__Job__
Leave out the pictures and reproduce all of the data exactly.

__Provided data__
>>

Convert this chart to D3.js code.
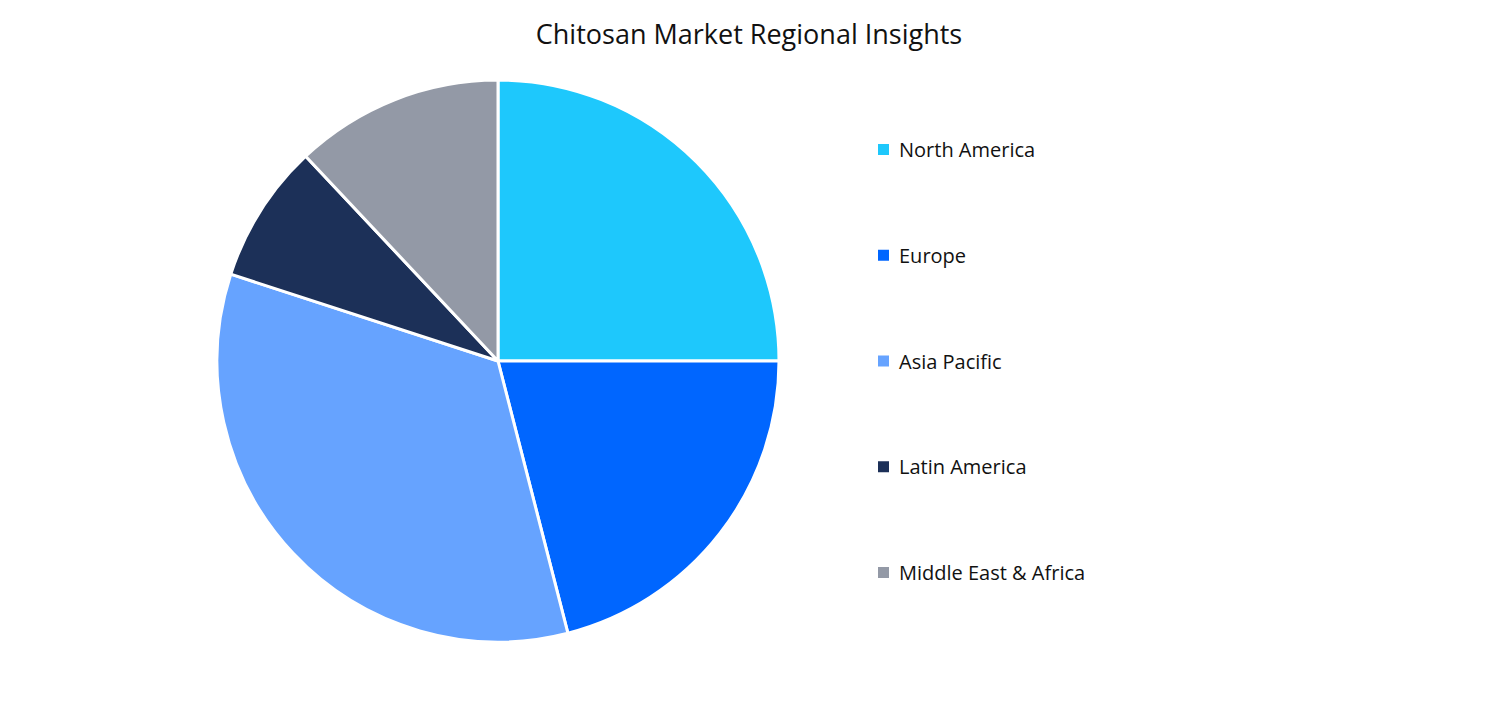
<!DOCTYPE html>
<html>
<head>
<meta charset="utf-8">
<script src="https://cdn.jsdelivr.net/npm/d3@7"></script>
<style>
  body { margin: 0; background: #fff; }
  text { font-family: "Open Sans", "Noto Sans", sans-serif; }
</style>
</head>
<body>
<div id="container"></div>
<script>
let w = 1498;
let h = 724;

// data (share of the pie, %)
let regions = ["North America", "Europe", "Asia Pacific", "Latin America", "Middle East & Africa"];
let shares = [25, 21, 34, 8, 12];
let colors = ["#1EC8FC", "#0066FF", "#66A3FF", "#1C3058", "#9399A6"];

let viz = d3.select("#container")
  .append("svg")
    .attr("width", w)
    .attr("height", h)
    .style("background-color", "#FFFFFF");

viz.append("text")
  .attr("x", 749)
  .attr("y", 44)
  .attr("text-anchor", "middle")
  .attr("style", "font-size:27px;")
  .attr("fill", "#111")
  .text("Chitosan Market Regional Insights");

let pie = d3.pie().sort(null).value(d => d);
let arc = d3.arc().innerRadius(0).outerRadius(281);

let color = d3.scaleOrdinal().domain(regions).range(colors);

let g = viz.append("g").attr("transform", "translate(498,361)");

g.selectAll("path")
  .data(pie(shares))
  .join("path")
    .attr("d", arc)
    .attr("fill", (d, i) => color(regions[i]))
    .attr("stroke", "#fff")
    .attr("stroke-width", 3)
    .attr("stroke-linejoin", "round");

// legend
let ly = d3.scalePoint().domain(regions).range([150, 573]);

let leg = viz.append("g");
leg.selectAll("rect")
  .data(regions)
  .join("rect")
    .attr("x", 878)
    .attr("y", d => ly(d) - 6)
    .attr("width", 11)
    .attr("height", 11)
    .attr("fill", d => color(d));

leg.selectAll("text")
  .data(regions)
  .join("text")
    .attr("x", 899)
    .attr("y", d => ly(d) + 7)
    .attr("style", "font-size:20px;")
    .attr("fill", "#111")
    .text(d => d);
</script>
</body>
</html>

<<

__Written solution__
Convert this chart to D3.js code.
<!DOCTYPE html>
<html>
<head>
<meta charset="utf-8">
<script src="https://cdn.jsdelivr.net/npm/d3@7"></script>
<style>
  body { margin: 0; background: #fff; }
  text { font-family: "Open Sans", "Noto Sans", sans-serif; }
</style>
</head>
<body>
<div id="container"></div>
<script>
let w = 1498;
let h = 724;

// data (share of the pie, %)
let regions = ["North America", "Europe", "Asia Pacific", "Latin America", "Middle East & Africa"];
let shares = [25, 21, 34, 8, 12];
let colors = ["#1EC8FC", "#0066FF", "#66A3FF", "#1C3058", "#9399A6"];

let viz = d3.select("#container")
  .append("svg")
    .attr("width", w)
    .attr("height", h)
    .style("background-color", "#FFFFFF");

viz.append("text")
  .attr("x", 749)
  .attr("y", 44)
  .attr("text-anchor", "middle")
  .attr("style", "font-size:27px;")
  .attr("fill", "#111")
  .text("Chitosan Market Regional Insights");

let pie = d3.pie().sort(null).value(d => d);
let arc = d3.arc().innerRadius(0).outerRadius(281);

let color = d3.scaleOrdinal().domain(regions).range(colors);

let g = viz.append("g").attr("transform", "translate(498,361)");

g.selectAll("path")
  .data(pie(shares))
  .join("path")
    .attr("d", arc)
    .attr("fill", (d, i) => color(regions[i]))
    .attr("stroke", "#fff")
    .attr("stroke-width", 3)
    .attr("stroke-linejoin", "round");

// legend
let ly = d3.scalePoint().domain(regions).range([150, 573]);

let leg = viz.append("g");
leg.selectAll("rect")
  .data(regions)
  .join("rect")
    .attr("x", 878)
    .attr("y", d => ly(d) - 6)
    .attr("width", 11)
    .attr("height", 11)
    .attr("fill", d => color(d));

leg.selectAll("text")
  .data(regions)
  .join("text")
    .attr("x", 899)
    .attr("y", d => ly(d) + 7)
    .attr("style", "font-size:20px;")
    .attr("fill", "#111")
    .text(d => d);
</script>
</body>
</html>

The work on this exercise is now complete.